## Short exercise:
Set each entry down verbatim, omitting images.

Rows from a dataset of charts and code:
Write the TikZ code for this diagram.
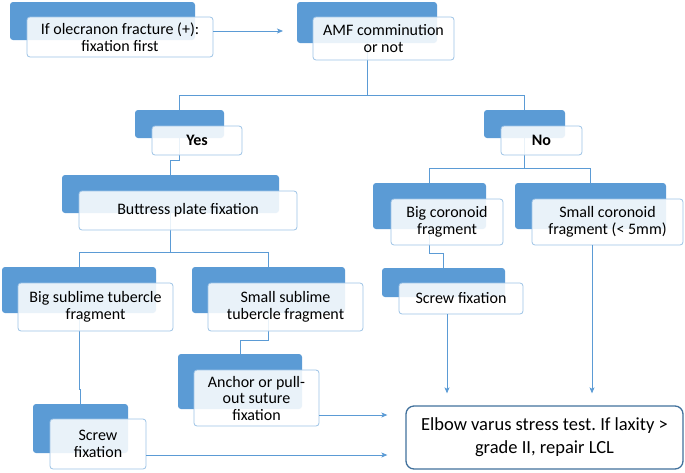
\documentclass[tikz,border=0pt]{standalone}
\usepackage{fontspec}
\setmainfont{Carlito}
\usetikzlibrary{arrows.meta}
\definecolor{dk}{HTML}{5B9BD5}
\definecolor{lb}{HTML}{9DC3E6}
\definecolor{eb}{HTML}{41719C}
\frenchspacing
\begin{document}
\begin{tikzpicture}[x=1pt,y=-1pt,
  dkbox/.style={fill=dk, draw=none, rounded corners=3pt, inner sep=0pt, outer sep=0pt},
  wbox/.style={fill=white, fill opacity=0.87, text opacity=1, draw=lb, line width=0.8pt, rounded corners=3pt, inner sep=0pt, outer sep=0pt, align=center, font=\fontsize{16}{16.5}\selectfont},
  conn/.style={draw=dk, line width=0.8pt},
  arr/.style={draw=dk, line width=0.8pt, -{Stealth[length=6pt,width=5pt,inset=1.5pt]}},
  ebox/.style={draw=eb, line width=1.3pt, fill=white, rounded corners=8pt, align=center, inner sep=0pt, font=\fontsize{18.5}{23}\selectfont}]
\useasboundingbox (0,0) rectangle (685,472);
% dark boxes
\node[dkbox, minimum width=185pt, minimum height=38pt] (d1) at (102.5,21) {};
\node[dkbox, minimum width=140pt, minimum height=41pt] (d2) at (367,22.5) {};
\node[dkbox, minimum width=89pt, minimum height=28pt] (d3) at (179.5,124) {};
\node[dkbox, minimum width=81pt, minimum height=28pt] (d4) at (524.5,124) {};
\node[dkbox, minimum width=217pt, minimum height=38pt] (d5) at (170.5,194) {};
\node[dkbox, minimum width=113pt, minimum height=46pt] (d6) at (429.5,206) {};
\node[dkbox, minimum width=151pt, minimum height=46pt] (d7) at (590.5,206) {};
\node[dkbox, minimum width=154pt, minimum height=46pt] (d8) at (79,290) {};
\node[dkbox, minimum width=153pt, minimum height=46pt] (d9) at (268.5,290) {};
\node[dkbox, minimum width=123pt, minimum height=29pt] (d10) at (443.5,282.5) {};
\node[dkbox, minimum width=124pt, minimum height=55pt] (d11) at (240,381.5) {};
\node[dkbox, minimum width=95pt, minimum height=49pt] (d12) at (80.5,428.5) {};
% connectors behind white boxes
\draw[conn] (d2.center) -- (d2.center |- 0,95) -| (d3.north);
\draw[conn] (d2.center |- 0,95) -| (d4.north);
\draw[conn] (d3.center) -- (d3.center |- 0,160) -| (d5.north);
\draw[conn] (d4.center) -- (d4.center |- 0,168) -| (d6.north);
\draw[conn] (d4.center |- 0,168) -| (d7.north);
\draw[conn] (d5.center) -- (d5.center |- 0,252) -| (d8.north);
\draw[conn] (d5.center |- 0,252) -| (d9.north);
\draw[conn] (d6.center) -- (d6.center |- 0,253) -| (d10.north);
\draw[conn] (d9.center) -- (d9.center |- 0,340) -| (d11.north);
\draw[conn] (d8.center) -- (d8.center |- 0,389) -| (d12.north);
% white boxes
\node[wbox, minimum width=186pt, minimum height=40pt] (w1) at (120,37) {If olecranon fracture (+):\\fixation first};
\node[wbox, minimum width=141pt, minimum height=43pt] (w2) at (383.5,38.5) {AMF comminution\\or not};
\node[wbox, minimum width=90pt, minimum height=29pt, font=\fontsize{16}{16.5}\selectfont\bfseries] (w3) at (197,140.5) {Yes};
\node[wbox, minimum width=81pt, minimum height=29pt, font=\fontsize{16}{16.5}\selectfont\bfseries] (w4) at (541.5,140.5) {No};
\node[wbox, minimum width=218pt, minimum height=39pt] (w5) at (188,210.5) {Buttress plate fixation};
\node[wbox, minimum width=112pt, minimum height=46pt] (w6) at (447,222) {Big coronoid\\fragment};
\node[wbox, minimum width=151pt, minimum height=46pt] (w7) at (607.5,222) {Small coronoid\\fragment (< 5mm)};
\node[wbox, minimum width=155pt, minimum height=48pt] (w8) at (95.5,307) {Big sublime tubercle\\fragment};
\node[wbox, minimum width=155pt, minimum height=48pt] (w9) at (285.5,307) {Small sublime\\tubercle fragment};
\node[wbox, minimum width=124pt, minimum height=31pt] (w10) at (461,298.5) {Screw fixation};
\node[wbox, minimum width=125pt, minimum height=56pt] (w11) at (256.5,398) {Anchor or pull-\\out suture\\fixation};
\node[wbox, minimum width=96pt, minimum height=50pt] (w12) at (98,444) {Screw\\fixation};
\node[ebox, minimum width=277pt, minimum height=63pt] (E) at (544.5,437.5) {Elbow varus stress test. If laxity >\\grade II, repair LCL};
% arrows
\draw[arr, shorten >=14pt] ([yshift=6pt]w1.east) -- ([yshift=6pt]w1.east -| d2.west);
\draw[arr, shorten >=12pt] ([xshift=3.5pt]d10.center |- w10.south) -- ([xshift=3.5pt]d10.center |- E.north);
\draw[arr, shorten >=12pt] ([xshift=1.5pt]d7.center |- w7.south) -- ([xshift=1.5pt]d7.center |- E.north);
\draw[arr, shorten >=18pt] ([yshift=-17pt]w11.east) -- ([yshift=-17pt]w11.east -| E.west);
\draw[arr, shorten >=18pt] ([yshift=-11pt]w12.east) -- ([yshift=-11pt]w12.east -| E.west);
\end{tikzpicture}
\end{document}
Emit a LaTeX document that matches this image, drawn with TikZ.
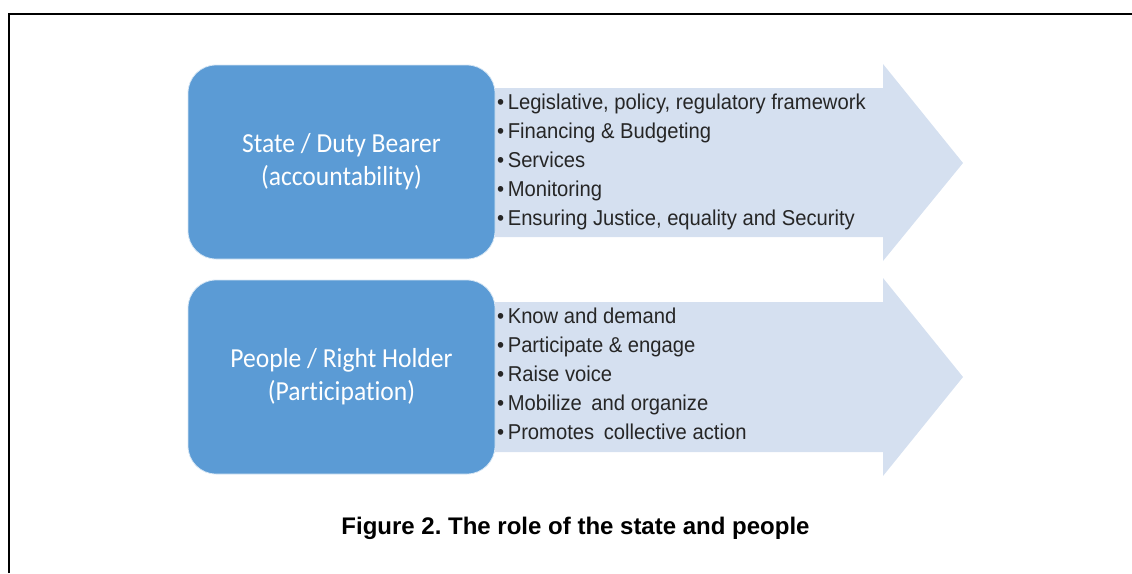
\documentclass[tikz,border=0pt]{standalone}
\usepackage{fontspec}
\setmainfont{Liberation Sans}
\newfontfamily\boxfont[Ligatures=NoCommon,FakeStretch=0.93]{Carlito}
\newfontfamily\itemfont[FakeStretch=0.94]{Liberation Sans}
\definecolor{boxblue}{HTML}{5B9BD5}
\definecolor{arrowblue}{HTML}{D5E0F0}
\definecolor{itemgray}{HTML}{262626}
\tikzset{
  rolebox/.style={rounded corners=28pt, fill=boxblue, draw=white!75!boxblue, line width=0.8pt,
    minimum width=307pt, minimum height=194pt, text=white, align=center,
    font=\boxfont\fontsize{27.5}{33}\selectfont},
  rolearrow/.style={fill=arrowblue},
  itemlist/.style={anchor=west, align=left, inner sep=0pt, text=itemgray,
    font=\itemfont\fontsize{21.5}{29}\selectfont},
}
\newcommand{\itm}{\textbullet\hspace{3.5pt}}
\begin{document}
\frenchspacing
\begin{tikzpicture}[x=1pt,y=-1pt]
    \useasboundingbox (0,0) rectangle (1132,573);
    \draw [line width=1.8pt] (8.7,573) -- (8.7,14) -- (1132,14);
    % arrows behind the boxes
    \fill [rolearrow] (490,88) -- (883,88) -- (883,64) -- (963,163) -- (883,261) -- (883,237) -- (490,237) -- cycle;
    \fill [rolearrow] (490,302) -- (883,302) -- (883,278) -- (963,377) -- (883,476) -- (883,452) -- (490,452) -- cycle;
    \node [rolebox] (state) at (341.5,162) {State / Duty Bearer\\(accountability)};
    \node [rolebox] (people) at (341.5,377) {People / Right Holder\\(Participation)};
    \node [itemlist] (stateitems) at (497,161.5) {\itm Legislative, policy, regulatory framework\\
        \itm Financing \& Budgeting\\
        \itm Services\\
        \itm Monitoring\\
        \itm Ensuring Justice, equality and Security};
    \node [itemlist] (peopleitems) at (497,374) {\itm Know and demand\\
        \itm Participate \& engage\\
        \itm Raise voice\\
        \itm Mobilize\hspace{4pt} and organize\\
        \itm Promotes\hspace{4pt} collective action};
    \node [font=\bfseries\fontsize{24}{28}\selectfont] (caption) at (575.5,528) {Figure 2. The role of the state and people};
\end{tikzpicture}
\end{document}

## Result below:
Write the TikZ code for this diagram.
\documentclass[tikz,border=0pt]{standalone}
\usepackage{fontspec}
\setmainfont{Carlito}
\usetikzlibrary{arrows.meta}
\definecolor{dk}{HTML}{5B9BD5}
\definecolor{lb}{HTML}{9DC3E6}
\definecolor{eb}{HTML}{41719C}
\frenchspacing
\begin{document}
\begin{tikzpicture}[x=1pt,y=-1pt,
  dkbox/.style={fill=dk, draw=none, rounded corners=3pt, inner sep=0pt, outer sep=0pt},
  wbox/.style={fill=white, fill opacity=0.87, text opacity=1, draw=lb, line width=0.8pt, rounded corners=3pt, inner sep=0pt, outer sep=0pt, align=center, font=\fontsize{16}{16.5}\selectfont},
  conn/.style={draw=dk, line width=0.8pt},
  arr/.style={draw=dk, line width=0.8pt, -{Stealth[length=6pt,width=5pt,inset=1.5pt]}},
  ebox/.style={draw=eb, line width=1.3pt, fill=white, rounded corners=8pt, align=center, inner sep=0pt, font=\fontsize{18.5}{23}\selectfont}]
\useasboundingbox (0,0) rectangle (685,472);
% dark boxes
\node[dkbox, minimum width=185pt, minimum height=38pt] (d1) at (102.5,21) {};
\node[dkbox, minimum width=140pt, minimum height=41pt] (d2) at (367,22.5) {};
\node[dkbox, minimum width=89pt, minimum height=28pt] (d3) at (179.5,124) {};
\node[dkbox, minimum width=81pt, minimum height=28pt] (d4) at (524.5,124) {};
\node[dkbox, minimum width=217pt, minimum height=38pt] (d5) at (170.5,194) {};
\node[dkbox, minimum width=113pt, minimum height=46pt] (d6) at (429.5,206) {};
\node[dkbox, minimum width=151pt, minimum height=46pt] (d7) at (590.5,206) {};
\node[dkbox, minimum width=154pt, minimum height=46pt] (d8) at (79,290) {};
\node[dkbox, minimum width=153pt, minimum height=46pt] (d9) at (268.5,290) {};
\node[dkbox, minimum width=123pt, minimum height=29pt] (d10) at (443.5,282.5) {};
\node[dkbox, minimum width=124pt, minimum height=55pt] (d11) at (240,381.5) {};
\node[dkbox, minimum width=95pt, minimum height=49pt] (d12) at (80.5,428.5) {};
% connectors behind white boxes
\draw[conn] (d2.center) -- (d2.center |- 0,95) -| (d3.north);
\draw[conn] (d2.center |- 0,95) -| (d4.north);
\draw[conn] (d3.center) -- (d3.center |- 0,160) -| (d5.north);
\draw[conn] (d4.center) -- (d4.center |- 0,168) -| (d6.north);
\draw[conn] (d4.center |- 0,168) -| (d7.north);
\draw[conn] (d5.center) -- (d5.center |- 0,252) -| (d8.north);
\draw[conn] (d5.center |- 0,252) -| (d9.north);
\draw[conn] (d6.center) -- (d6.center |- 0,253) -| (d10.north);
\draw[conn] (d9.center) -- (d9.center |- 0,340) -| (d11.north);
\draw[conn] (d8.center) -- (d8.center |- 0,389) -| (d12.north);
% white boxes
\node[wbox, minimum width=186pt, minimum height=40pt] (w1) at (120,37) {If olecranon fracture (+):\\fixation first};
\node[wbox, minimum width=141pt, minimum height=43pt] (w2) at (383.5,38.5) {AMF comminution\\or not};
\node[wbox, minimum width=90pt, minimum height=29pt, font=\fontsize{16}{16.5}\selectfont\bfseries] (w3) at (197,140.5) {Yes};
\node[wbox, minimum width=81pt, minimum height=29pt, font=\fontsize{16}{16.5}\selectfont\bfseries] (w4) at (541.5,140.5) {No};
\node[wbox, minimum width=218pt, minimum height=39pt] (w5) at (188,210.5) {Buttress plate fixation};
\node[wbox, minimum width=112pt, minimum height=46pt] (w6) at (447,222) {Big coronoid\\fragment};
\node[wbox, minimum width=151pt, minimum height=46pt] (w7) at (607.5,222) {Small coronoid\\fragment (< 5mm)};
\node[wbox, minimum width=155pt, minimum height=48pt] (w8) at (95.5,307) {Big sublime tubercle\\fragment};
\node[wbox, minimum width=155pt, minimum height=48pt] (w9) at (285.5,307) {Small sublime\\tubercle fragment};
\node[wbox, minimum width=124pt, minimum height=31pt] (w10) at (461,298.5) {Screw fixation};
\node[wbox, minimum width=125pt, minimum height=56pt] (w11) at (256.5,398) {Anchor or pull-\\out suture\\fixation};
\node[wbox, minimum width=96pt, minimum height=50pt] (w12) at (98,444) {Screw\\fixation};
\node[ebox, minimum width=277pt, minimum height=63pt] (E) at (544.5,437.5) {Elbow varus stress test. If laxity >\\grade II, repair LCL};
% arrows
\draw[arr, shorten >=14pt] ([yshift=6pt]w1.east) -- ([yshift=6pt]w1.east -| d2.west);
\draw[arr, shorten >=12pt] ([xshift=3.5pt]d10.center |- w10.south) -- ([xshift=3.5pt]d10.center |- E.north);
\draw[arr, shorten >=12pt] ([xshift=1.5pt]d7.center |- w7.south) -- ([xshift=1.5pt]d7.center |- E.north);
\draw[arr, shorten >=18pt] ([yshift=-17pt]w11.east) -- ([yshift=-17pt]w11.east -| E.west);
\draw[arr, shorten >=18pt] ([yshift=-11pt]w12.east) -- ([yshift=-11pt]w12.east -| E.west);
\end{tikzpicture}
\end{document}
Emit a LaTeX document that matches this image, drawn with TikZ.
\documentclass[tikz,border=0pt]{standalone}
\usepackage{fontspec}
\setmainfont{Liberation Sans}
\newfontfamily\boxfont[Ligatures=NoCommon,FakeStretch=0.93]{Carlito}
\newfontfamily\itemfont[FakeStretch=0.94]{Liberation Sans}
\definecolor{boxblue}{HTML}{5B9BD5}
\definecolor{arrowblue}{HTML}{D5E0F0}
\definecolor{itemgray}{HTML}{262626}
\tikzset{
  rolebox/.style={rounded corners=28pt, fill=boxblue, draw=white!75!boxblue, line width=0.8pt,
    minimum width=307pt, minimum height=194pt, text=white, align=center,
    font=\boxfont\fontsize{27.5}{33}\selectfont},
  rolearrow/.style={fill=arrowblue},
  itemlist/.style={anchor=west, align=left, inner sep=0pt, text=itemgray,
    font=\itemfont\fontsize{21.5}{29}\selectfont},
}
\newcommand{\itm}{\textbullet\hspace{3.5pt}}
\begin{document}
\frenchspacing
\begin{tikzpicture}[x=1pt,y=-1pt]
    \useasboundingbox (0,0) rectangle (1132,573);
    \draw [line width=1.8pt] (8.7,573) -- (8.7,14) -- (1132,14);
    % arrows behind the boxes
    \fill [rolearrow] (490,88) -- (883,88) -- (883,64) -- (963,163) -- (883,261) -- (883,237) -- (490,237) -- cycle;
    \fill [rolearrow] (490,302) -- (883,302) -- (883,278) -- (963,377) -- (883,476) -- (883,452) -- (490,452) -- cycle;
    \node [rolebox] (state) at (341.5,162) {State / Duty Bearer\\(accountability)};
    \node [rolebox] (people) at (341.5,377) {People / Right Holder\\(Participation)};
    \node [itemlist] (stateitems) at (497,161.5) {\itm Legislative, policy, regulatory framework\\
        \itm Financing \& Budgeting\\
        \itm Services\\
        \itm Monitoring\\
        \itm Ensuring Justice, equality and Security};
    \node [itemlist] (peopleitems) at (497,374) {\itm Know and demand\\
        \itm Participate \& engage\\
        \itm Raise voice\\
        \itm Mobilize\hspace{4pt} and organize\\
        \itm Promotes\hspace{4pt} collective action};
    \node [font=\bfseries\fontsize{24}{28}\selectfont] (caption) at (575.5,528) {Figure 2. The role of the state and people};
\end{tikzpicture}
\end{document}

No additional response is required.